§ What you should do
Gather from the material every line that contains the string "diagram".

§ Provided data
>>>

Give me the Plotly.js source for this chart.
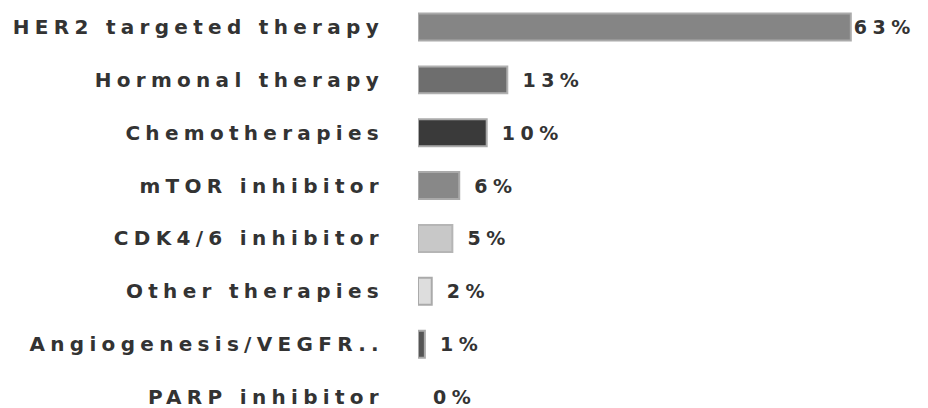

<<<
>>>

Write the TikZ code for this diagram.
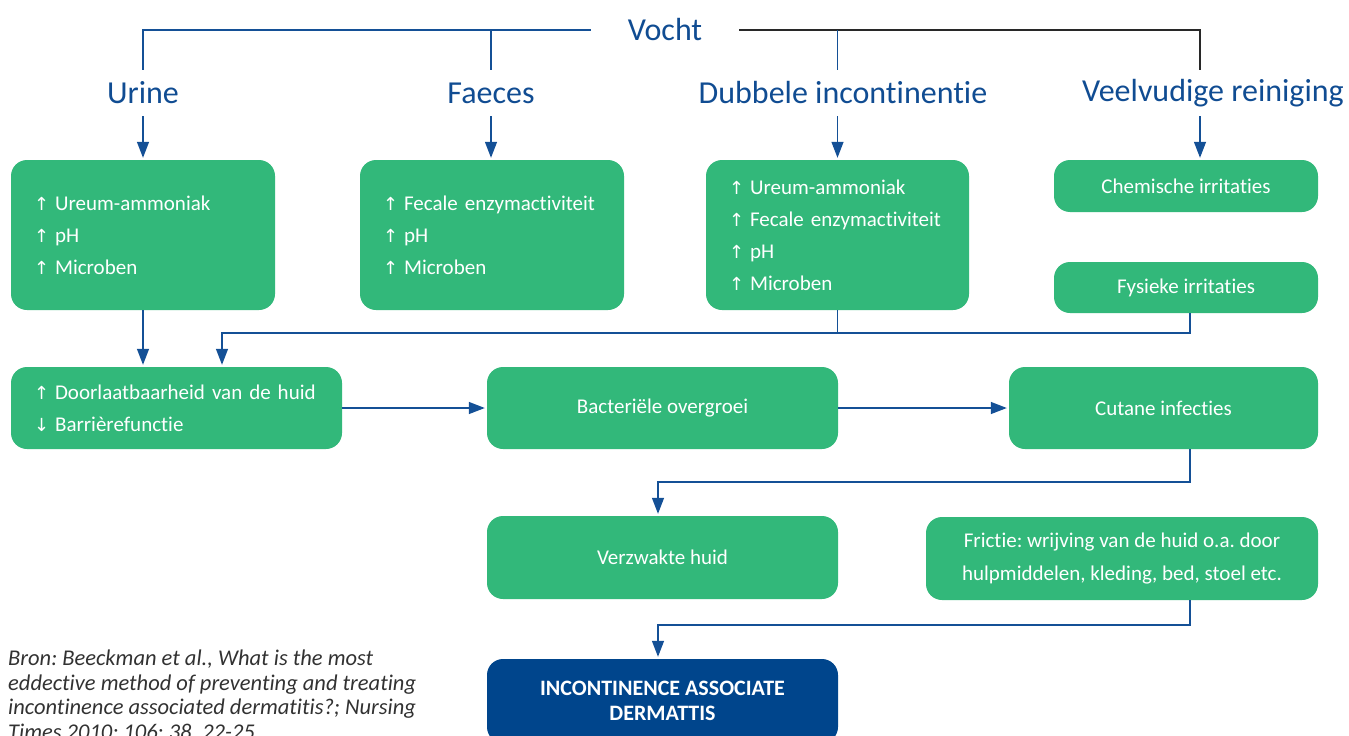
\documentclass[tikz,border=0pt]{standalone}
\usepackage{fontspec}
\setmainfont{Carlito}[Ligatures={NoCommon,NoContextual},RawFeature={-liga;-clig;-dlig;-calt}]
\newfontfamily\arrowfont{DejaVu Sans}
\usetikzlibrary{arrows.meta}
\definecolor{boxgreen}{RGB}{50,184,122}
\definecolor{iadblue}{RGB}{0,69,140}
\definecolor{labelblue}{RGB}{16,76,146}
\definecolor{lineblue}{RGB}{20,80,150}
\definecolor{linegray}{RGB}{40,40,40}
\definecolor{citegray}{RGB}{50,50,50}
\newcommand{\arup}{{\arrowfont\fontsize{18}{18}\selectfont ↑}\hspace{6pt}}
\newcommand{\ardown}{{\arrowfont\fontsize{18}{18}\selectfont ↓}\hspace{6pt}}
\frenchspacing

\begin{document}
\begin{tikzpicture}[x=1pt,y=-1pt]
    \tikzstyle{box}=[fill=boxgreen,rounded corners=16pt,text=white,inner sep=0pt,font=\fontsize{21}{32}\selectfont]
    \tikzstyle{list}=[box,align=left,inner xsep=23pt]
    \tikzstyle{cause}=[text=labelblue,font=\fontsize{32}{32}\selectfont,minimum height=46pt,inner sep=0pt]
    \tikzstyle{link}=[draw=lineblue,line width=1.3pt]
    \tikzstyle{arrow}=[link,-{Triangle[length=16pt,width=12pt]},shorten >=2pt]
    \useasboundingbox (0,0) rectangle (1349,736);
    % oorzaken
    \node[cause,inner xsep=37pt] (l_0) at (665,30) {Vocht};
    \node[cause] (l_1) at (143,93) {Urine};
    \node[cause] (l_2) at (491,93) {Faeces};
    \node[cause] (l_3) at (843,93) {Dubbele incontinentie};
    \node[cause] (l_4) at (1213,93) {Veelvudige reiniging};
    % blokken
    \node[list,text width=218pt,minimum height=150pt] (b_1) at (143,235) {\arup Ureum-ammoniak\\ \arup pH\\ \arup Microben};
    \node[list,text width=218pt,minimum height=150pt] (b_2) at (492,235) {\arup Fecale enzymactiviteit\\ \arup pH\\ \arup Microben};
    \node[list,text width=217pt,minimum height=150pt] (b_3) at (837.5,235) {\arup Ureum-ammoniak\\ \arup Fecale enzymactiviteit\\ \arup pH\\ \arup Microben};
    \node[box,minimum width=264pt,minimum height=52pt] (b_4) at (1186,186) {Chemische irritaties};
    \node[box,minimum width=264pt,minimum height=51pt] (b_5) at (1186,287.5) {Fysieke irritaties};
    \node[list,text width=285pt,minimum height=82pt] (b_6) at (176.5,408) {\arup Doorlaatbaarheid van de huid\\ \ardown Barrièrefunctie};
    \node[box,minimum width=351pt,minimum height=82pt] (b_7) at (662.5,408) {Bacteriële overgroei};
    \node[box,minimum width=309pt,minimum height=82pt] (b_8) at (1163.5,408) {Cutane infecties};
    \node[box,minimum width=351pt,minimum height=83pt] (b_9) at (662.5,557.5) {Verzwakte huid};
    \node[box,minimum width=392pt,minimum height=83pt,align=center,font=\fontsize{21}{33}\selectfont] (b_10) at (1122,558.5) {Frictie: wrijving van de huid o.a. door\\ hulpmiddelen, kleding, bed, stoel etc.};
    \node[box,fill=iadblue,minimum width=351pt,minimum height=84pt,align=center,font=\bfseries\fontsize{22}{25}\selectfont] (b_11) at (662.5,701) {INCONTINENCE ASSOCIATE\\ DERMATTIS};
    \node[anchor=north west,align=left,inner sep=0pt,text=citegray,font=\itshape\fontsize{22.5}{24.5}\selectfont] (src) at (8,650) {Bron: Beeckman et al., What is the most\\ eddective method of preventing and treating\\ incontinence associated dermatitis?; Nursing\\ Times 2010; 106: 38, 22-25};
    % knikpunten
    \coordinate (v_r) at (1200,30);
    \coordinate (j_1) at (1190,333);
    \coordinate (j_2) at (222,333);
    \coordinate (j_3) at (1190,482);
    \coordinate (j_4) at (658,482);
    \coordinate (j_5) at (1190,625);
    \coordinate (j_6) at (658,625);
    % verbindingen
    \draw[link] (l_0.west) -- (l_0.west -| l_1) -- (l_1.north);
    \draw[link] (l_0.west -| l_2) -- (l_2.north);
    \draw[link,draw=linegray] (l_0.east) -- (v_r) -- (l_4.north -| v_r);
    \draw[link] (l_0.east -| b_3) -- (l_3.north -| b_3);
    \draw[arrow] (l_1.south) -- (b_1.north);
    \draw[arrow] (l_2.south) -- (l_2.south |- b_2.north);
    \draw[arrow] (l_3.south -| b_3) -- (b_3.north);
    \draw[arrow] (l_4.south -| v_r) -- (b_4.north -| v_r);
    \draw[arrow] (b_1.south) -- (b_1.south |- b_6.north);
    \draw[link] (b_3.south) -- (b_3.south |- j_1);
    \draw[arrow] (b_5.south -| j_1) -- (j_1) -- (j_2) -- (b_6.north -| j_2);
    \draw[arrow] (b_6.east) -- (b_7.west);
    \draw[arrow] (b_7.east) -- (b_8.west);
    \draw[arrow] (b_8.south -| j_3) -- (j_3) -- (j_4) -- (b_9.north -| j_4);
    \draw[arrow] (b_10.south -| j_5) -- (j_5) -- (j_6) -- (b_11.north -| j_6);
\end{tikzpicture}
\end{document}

<<<
>>>

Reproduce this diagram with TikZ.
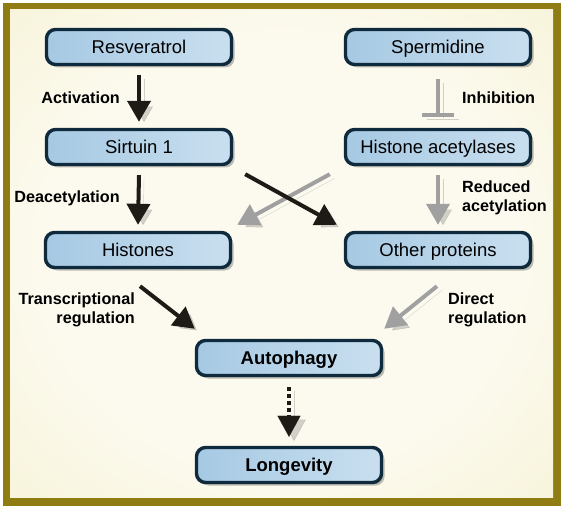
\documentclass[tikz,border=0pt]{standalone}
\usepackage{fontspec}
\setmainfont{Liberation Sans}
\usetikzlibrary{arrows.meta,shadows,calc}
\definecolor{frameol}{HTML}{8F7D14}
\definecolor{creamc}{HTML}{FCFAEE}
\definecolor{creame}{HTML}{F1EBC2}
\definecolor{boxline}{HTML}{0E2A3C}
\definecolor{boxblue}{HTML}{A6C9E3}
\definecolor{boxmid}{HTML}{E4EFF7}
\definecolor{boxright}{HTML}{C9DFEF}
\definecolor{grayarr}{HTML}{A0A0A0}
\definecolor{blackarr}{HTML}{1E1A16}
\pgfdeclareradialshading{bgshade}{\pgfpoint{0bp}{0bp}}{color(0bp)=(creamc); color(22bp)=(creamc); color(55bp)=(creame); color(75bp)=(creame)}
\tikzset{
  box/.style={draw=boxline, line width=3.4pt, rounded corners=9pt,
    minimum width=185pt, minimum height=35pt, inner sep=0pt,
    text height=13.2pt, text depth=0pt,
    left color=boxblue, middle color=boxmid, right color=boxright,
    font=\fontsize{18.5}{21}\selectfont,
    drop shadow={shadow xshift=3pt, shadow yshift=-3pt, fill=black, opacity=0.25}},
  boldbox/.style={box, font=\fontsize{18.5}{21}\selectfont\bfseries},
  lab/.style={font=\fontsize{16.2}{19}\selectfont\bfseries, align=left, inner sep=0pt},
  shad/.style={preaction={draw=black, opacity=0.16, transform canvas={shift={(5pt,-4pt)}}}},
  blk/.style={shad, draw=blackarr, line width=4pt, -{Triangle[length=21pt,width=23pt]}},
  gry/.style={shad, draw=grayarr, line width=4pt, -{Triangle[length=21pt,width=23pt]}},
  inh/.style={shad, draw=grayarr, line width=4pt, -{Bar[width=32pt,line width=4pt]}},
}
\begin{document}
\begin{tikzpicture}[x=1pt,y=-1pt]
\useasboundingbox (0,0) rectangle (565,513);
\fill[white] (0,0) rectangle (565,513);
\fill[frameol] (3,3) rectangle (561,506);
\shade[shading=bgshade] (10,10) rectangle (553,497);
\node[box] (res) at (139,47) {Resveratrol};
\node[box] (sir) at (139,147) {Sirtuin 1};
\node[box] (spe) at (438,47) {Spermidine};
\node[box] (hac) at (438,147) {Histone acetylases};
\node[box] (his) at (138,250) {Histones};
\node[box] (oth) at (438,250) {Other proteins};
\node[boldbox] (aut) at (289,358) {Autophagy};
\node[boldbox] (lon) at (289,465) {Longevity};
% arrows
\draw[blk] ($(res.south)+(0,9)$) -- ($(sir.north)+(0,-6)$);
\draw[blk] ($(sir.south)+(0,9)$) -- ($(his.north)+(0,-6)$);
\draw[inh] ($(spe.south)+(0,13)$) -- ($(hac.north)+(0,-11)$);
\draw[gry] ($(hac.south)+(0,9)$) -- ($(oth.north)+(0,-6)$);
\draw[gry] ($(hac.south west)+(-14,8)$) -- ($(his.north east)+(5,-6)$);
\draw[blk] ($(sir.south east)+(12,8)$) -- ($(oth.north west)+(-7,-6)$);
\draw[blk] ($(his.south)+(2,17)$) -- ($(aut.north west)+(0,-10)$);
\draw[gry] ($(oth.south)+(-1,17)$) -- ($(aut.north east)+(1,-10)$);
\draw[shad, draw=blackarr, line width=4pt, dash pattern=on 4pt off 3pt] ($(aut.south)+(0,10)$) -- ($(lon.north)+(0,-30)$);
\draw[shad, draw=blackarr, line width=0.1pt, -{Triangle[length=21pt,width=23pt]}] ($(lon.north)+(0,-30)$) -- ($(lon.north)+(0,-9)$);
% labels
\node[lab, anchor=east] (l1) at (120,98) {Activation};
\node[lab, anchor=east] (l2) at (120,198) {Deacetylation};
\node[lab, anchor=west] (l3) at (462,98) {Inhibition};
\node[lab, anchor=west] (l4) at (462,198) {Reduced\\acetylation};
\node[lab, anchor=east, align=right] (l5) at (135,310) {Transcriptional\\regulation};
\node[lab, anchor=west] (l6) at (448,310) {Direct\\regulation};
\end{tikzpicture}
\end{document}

<<<

§ Solved problem
Write the TikZ code for this diagram.
Reproduce this diagram with TikZ.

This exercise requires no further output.